Using the incorrect fuel

If your car is rated for a certain octane of fuel and you fill up with a lower-rated octane, it can cause your car to shudder under acceleration.

We have discussed using the incorrect rated fuel in length here, but in short, if you have a premium-only car and you fill it with 91 or E10, it will cause a shudder under acceleration.

Vehicles that run on premium-only fuel have different ignition timing, meaning the fuel will ignite at the wrong time, throwing off the overall engine balance.

Engine misfire or need to replace sparkplugs

A shudder while accelerating could mean it’s time to replace your spark plugs, or it could mean a sensor is out, causing a misfire.

Over time, your spark plugs will begin to build up carbon, which will cause weak ignition of the fuel. Because you are releasing a lot more fuel than when you are cruising, the plugs will not have a strong enough spark to ignite all of the fuel, causing the car to shudder.

A faulty coil pack can also cause this issue by not providing a spark or offering just a very weak spark to one of the cylinders, which would make the car run rough.

Most of the time, it will be a simple spark plug or coil pack change, but it can occasionally be something as bad as a blown head gasket, knocking motor, or stuck valve, which usually means a full engine rebuild.

The beauty of a modern car is that you will often see a warning/engine light pop up on the dash when the vibrator starts. From here, a mechanic can plug in a scan tool and pinpoint whether a misfire is coming from a particular cylinder or if a sensor is causing the issue.

The first course of action would be to plug a scan tool in and see if it is misfiring on a certain cylinder, visually inspect the spark plugs, and check for excessive carbon buildup. The next would be to assess the coil packs by audibly listening if the vehicle is running on one less cylinder.

Keep an eye out for your temperature gauge to see if it rises while driving, and listen for any consistent knocking noises that speed up while accelerating. If neither of these is happening and your engine is just shaking while idling, then it’s most likely one of the cheap fixes.

Pricing to fix a misfire can range from a simple $20 sensor replacement and cost all the way up to nearly $10,000 for a full engine rebuild.

Faulty bushings

Not all of your shuddering issues will be caused by engine issues. Suspension components are heavily made up of rubber that deteriorates over time.

Faulty lower control arm bushes, sway bar bushes, and lower control arm ball joints can all cause your front wheels to move excessively in the wheel well while accelerating, causing a shudder.

This is extraordinarily dangerous to drive on and needs to be inspected immediately. The best way to inspect at home is to jack up the front of your vehicle and check for any side-to-side movement on your front wheels.

If there is excessive movement, your vehicle should not be driven and needs to be towed to a place of repair. Failure of a lower control arm can cause a sudden loss of control.

Faulty rear bushes can also cause a shudder while accelerating.
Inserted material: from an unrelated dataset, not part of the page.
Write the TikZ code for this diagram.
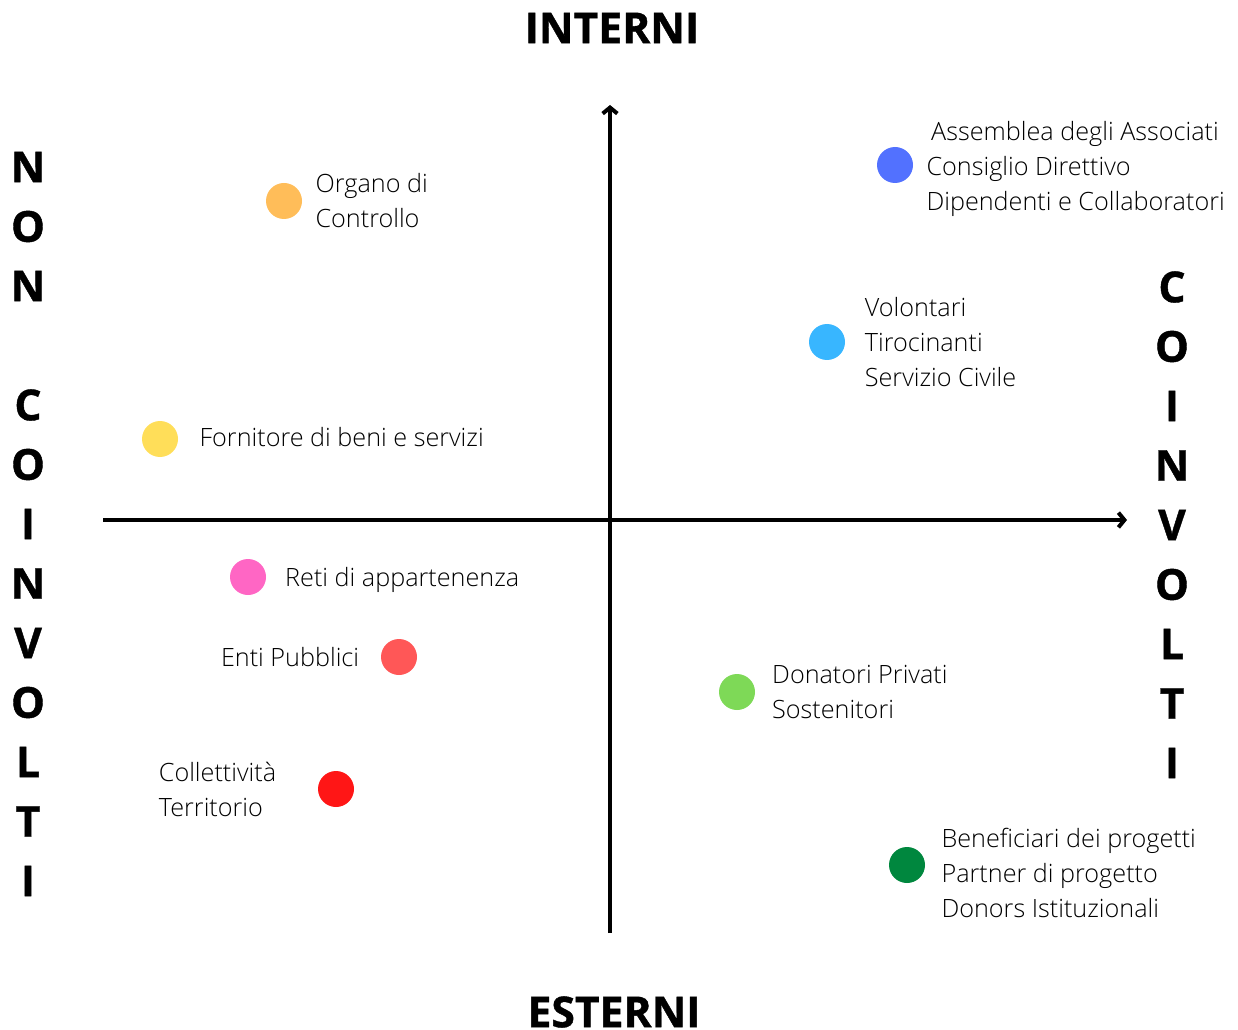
\documentclass[tikz,border=0pt]{standalone}
\usepackage{fontspec}
\setmainfont{Open Sans}[UprightFont={* Light},BoldFont={Open Sans Bold},BoldFeatures={FakeBold=1}]
\usetikzlibrary{positioning,arrows.meta}
\definecolor{cblue}{HTML}{5271FF}
\definecolor{corange}{HTML}{FFBD59}
\definecolor{ccyan}{HTML}{38B6FF}
\definecolor{cyellow}{HTML}{FFDE59}
\definecolor{cpink}{HTML}{FF66C4}
\definecolor{ccoral}{HTML}{FF5757}
\definecolor{cred}{HTML}{FF1616}
\definecolor{clime}{HTML}{7ED957}
\definecolor{cgreen}{HTML}{00873E}
\tikzset{
  dot/.style={circle,inner sep=0pt,minimum size=27pt,fill=#1},
  lab/.style={inner sep=0pt,align=left,font=\fontsize{18.9}{26.25}\selectfont},
  head/.style={inner sep=0pt,font=\fontsize{32}{40}\selectfont\bfseries},
  axis/.style={line width=3pt,-{Straight Barb[length=4.5pt,width=11pt]}}
}
\begin{document}
\begin{tikzpicture}[x=0.75pt,y=-0.75pt]
\useasboundingbox (0,0) rectangle (1238,1030);
% axes
\coordinate (south) at (610,933);
\coordinate (north) at (610,105);
\coordinate (west) at (103,520);
\coordinate (east) at (1127,520);
\draw[axis] (south) -- (north);
\draw[axis] (west) -- (east);
% headings
\node[head] (interni) at (612,28) {INTERNI};
\node[head] (esterni) at (614,1012) {ESTERNI};
\foreach \l/\k in {N/0,O/1,N/2,C/4,O/5,I/6,N/7,V/8,O/9,L/10,T/11,I/12}
  \node[head] at (28,167+59.5*\k) {\l};
\foreach \l/\k in {C/0,O/1,I/2,N/3,V/4,O/5,L/6,T/7,I/8}
  \node[head] at (1172,287+59.5*\k) {\l};
% stakeholders
\node[dot=cblue] (assemblea) at (895,165) {};
\node[lab,right=9.75pt of assemblea,yshift=-3pt] {\hspace{3.5pt}Assemblea degli Associati\\Consiglio Direttivo\\Dipendenti e Collaboratori};
\node[dot=corange] (organo) at (284,201) {};
\node[lab,right=9.75pt of organo] {Organo di\\Controllo};
\node[dot=ccyan] (volontari) at (827,342) {};
\node[lab,right=14.5pt of volontari] {Volontari\\Tirocinanti\\Servizio Civile};
\node[dot=cyellow] (fornitore) at (160,439) {};
\node[lab,right=15.75pt of fornitore,yshift=1.5pt] {Fornitore di beni e servizi};
\node[dot=cpink] (reti) at (248,577) {};
\node[lab,right=14pt of reti,yshift=-2.25pt] {Reti di appartenenza};
\node[dot=ccoral] (enti) at (399,657) {};
\node[lab,left=16pt of enti] {Enti Pubblici};
\node[dot=cred] (collettivita) at (336,789) {};
\node[lab,left=31pt of collettivita] {Collettività\\Territorio};
\node[dot=clime] (donatori) at (737,692) {};
\node[lab,right=12.5pt of donatori] {Donatori Privati\\Sostenitori};
\node[dot=cgreen] (beneficiari) at (907,865) {};
\node[lab,right=12pt of beneficiari,yshift=-6pt] {Beneficiari dei progetti\\Partner di progetto\\Donors Istituzionali};
\end{tikzpicture}
\end{document}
It’s the same checks as the front: jack the car up and check for excessive forward and back movement.

Automatic gearbox shudder

Automatic transmissions are prone to shuddering when they have neglected service intervals or a faulty torque converter.

When an automatic transmission has contaminated fluid, it causes a lack of pressure in the transmission lines, which in turn causes the plates in the gearbox to have a lack of pressure against each other, essentially causing a slip or a shudder.

A transmission flush with fresh oil should be enough to fix your issues, but if the service intervals have been heavily neglected, it could mean a full gearbox rebuild, which can cost in the thousands.

The torque converter on automatic gearboxes can also cause a shudder if the internal clutches in the converter begin to lock up.

A torque converter can be serviced, but it’s a very labour-intensive job that, depending on the make and model of your vehicle, can easily cost in the thousands.